Can students test out their ideas in your classroom, or is there a pressure to supply the right answer? Are you known to appreciate, or at least acknowledge, perspectives that might be unusual or controversial? Can they ‘succeed’ in your classroom if they are honest about their feelings? If students contribute to a classroom debate based on life experiences that come from a space of marginalization related to religion, class, gender, caste, disability, or sexual orientation, do they receive unconditional listening? Do you have their back if other students mock them?
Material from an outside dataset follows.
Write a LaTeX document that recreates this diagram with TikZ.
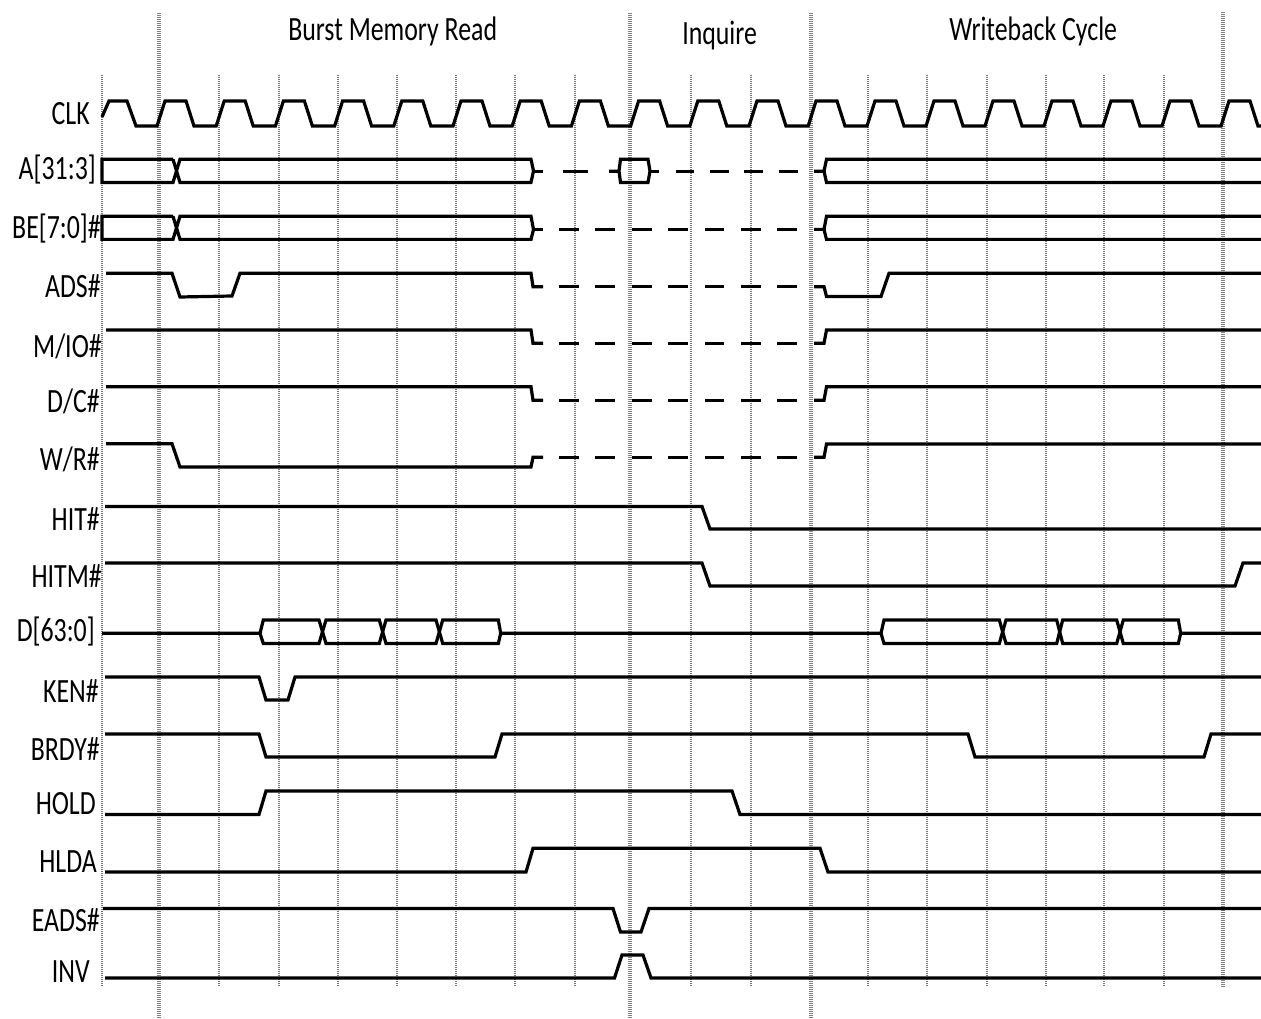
\documentclass[tikz,border=0pt]{standalone}
\usepackage{fontspec}
\setmainfont[FakeStretch=0.76]{Carlito}
\tikzset{
  x=0.75pt,y=-0.75pt,
  sig/.style={line width=2.4pt,line cap=butt,line join=miter,miter limit=4,black},
  gridthin/.style={line width=1.2pt,color=black!55,dash pattern=on 0.75pt off 0.75pt},
  gridthick/.style={line width=2.6pt,color=black!50,dash pattern=on 0.75pt off 0.75pt},
  lab/.style={anchor=base east,inner sep=0pt,yshift=-0.75pt,font=\fontsize{25.5pt}{28pt}\selectfont},
  ttl/.style={anchor=base west,inner sep=0pt,yshift=-0.75pt,font=\fontsize{25.5pt}{28pt}\selectfont},
}
\newcommand{\dashesAt}[1]{%
  \foreach \a/\b in {559/579,595/615,632/652,668/688,705/724,741/761,777/797}
    \draw[sig] (\a,#1) -- (\b,#1);}
\begin{document}
\begin{tikzpicture}
\useasboundingbox (0,0) rectangle (1261,1019);
% grid
\foreach \x in {102,219,279,338,397,456,515,575,691,751,868,927,987,1046,1104,1164}
  \draw[gridthin] (\x,75) -- (\x,987);
\foreach \x in {159,630,811}
  \draw[gridthick] (\x,13) -- (\x,1019);
\draw[gridthick] (1223,12) -- (1223,987);
% titles
\node[ttl] (t1) at (288,40) {Burst Memory Read};
\node[ttl] (t2) at (682,44) {Inquire};
\node[ttl] (t3) at (949,40) {Writeback Cycle};
% labels
\node[lab] (lclk) at (90,124) {CLK};
\node[lab] (la) at (96,179) {A[31:3]};
\node[lab] (lbe) at (101,238) {BE[7:0]\#};
\node[lab] (lads) at (101,297) {ADS\#};
\node[lab] (lmio) at (102,357) {M/IO\#};
\node[lab] (ldc) at (100,412) {D/C\#};
\node[lab] (lwr) at (100,470) {W/R\#};
\node[lab] (lhit) at (100,530) {HIT\#};
\node[lab] (lhitm) at (102,587) {HITM\#};
\node[lab] (ld) at (95,641) {D[63:0]};
\node[lab] (lken) at (99,701) {KEN\#};
\node[lab] (lbrdy) at (100,759) {BRDY\#};
\node[lab] (lhold) at (96,813) {HOLD};
\node[lab] (lhlda) at (97,871) {HLDA};
\node[lab] (leads) at (100,930) {EADS\#};
\node[lab] (linv) at (90,981) {INV};
% CLK
\draw[sig] (102,117) -- (109,101) -- (127,101) -- (136,126) -- (157,126)
  \foreach \k in {0,...,10} { -- ({157+59.2*\k+8},101) -- ({157+59.2*\k+29},101) -- ({157+59.2*\k+37},126) -- ({157+59.2*(\k+1)},126) }
  \foreach \k in {0,...,6} { -- ({808+59*\k+8},101) -- ({808+59*\k+29},101) -- ({808+59*\k+37},126) -- ({808+59*(\k+1)},126) }
  -- (1229,101) -- (1250,101) -- (1258,126) -- (1261,126);
% A[31:3]
\draw[sig] (173,159.3) -- (102,159.3) -- (102,182.5) -- (173,182.5) -- (180,159.3) -- (531,159.3) -- (533.5,171) -- (531,182.5) -- (180,182.5) -- (173,159.3);
\draw[sig] (533.5,171.2) -- (543,171.2);
\draw[sig] (563,171.2) -- (588,171.2);
\draw[sig] (609,171.2) -- (619,171.2) -- (620.5,159.3) -- (648,159.3) -- (650,171.2) -- (648,182.5) -- (620.5,182.5) -- (619,171.2);
\draw[sig] (650,171.2) -- (659,171.2);
\foreach \a/\b in {676/694,710/729,744/763,779/798}
  \draw[sig] (\a,171.2) -- (\b,171.2);
\draw[sig] (814,171.2) -- (824,171.2) -- (826.5,159.3) -- (1261,159.3);
\draw[sig] (824,171.2) -- (826.5,182.5) -- (1261,182.5);
% BE
\draw[sig] (173,216.3) -- (102,216.3) -- (102,239.4) -- (173,239.4) -- (180,216.3) -- (531,216.3) -- (533.5,229.4) -- (531,239.4) -- (180,239.4) -- (173,216.3);
\draw[sig] (533.5,229.4) -- (543,229.4);
\dashesAt{229.4}
\draw[sig] (814,229.4) -- (824,229.4) -- (826.5,216.3) -- (1261,216.3);
\draw[sig] (824,229.4) -- (826.5,239.4) -- (1261,239.4);
% ADS
\draw[sig] (106,273.3) -- (172,273.3) -- (180,297) -- (232,296) -- (240,273.3) -- (531,273.3) -- (533,286.7) -- (543,286.7);
\dashesAt{286.7}
\draw[sig] (814,286.7) -- (824,286.7) -- (826.5,296.5) -- (881,296.5) -- (889,273.3) -- (1261,273.3);
% M/IO
\draw[sig] (106,330) -- (531,330) -- (533,343.3) -- (543,343.3);
\dashesAt{343.3}
\draw[sig] (814,343.3) -- (824,343.3) -- (826.5,330) -- (1261,330);
% D/C
\draw[sig] (106,386.7) -- (531,386.7) -- (533,400.3) -- (543,400.3);
\dashesAt{400.3}
\draw[sig] (814,400.3) -- (824,400.3) -- (826.5,386.7) -- (1261,386.7);
% W/R
\draw[sig] (106,443.7) -- (172,443.7) -- (180,467) -- (531,467) -- (533,457.3) -- (543,457.3);
\dashesAt{457.3}
\draw[sig] (814,457.3) -- (824,457.3) -- (826.5,444) -- (1261,444);
% HIT, HITM
\draw[sig] (105,506.5) -- (702,506.5) -- (710,529) -- (1261,529);
\draw[sig] (105,563) -- (702,563) -- (710,586) -- (1235,586) -- (1243,563) -- (1261,563);
% D
\draw[sig] (102,633.3) -- (260,633.3) -- (263.3,620) -- (319,620) -- (326,643.5) -- (379.3,643.5) -- (386,620) -- (436,620) -- (442.7,643.5) -- (498.3,643.5) -- (500.7,633.3) -- (881,633.3) -- (884,620) -- (999.3,620) -- (1006,643.5) -- (1056.7,643.5) -- (1062.7,620) -- (1116.7,620) -- (1123.3,643.5) -- (1178.3,643.5) -- (1180.7,633.3) -- (1261,633.3);
\draw[sig] (260,633.3) -- (263.3,643.5) -- (319,643.5) -- (326,620) -- (379.3,620) -- (386,643.5) -- (436,643.5) -- (442.7,620) -- (498.3,620) -- (500.7,633.3);
\draw[sig] (881,633.3) -- (884,643.5) -- (999.3,643.5) -- (1006,620) -- (1056.7,620) -- (1062.7,643.5) -- (1116.7,643.5) -- (1123.3,620) -- (1178.3,620) -- (1180.7,633.3);
% KEN, BRDY, HOLD, HLDA, EADS, INV
\draw[sig] (105,677) -- (259,677) -- (266,700) -- (288,700) -- (295,677) -- (1261,677);
\draw[sig] (105,734) -- (259,734) -- (266,757) -- (495,757) -- (502,734) -- (968,734) -- (975,757) -- (1204,757) -- (1211,734) -- (1261,734);
\draw[sig] (105,814.5) -- (259,814.5) -- (266,791) -- (732,791) -- (740,814.5) -- (1261,814.5);
\draw[sig] (105,872) -- (526,872) -- (533,848.3) -- (820,848.3) -- (828,872) -- (1261,872);
\draw[sig] (103,908.5) -- (613,908.5) -- (620.5,932) -- (641,932) -- (649,908.5) -- (1261,908.5);
\draw[sig] (105,978) -- (614.5,978) -- (622,955) -- (643,955) -- (651,978) -- (1261,978);
\end{tikzpicture}
\end{document}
A big advocate of education as the practice of freedom, bell hooks does not endorse censorship of student voices in the classroom. She teaches them to take responsibility for what they say, consider how they contribute to the classroom community, and “evaluate their own progress” so learning takes precedence over people-pleasing. She notes the role of building self-esteem by making students aware of their potential but also cautions against indiscriminate praise since that might hurt them in the long run.
The author clarifies that creating a safe space does not mean sanitizing it to such an extent that students are always walking on eggshells, fearful of offending and being called out. They are bound to encounter many situations in the classroom and outside, wherein “they may or may not feel in control, feel good, or feel that the mood will always be harmonious.” How should they take care of themselves? According to bell hooks, safety lies in “learning to cope with conflict” and in “radical openness,” not in eliminating “differences of thought and opinion.”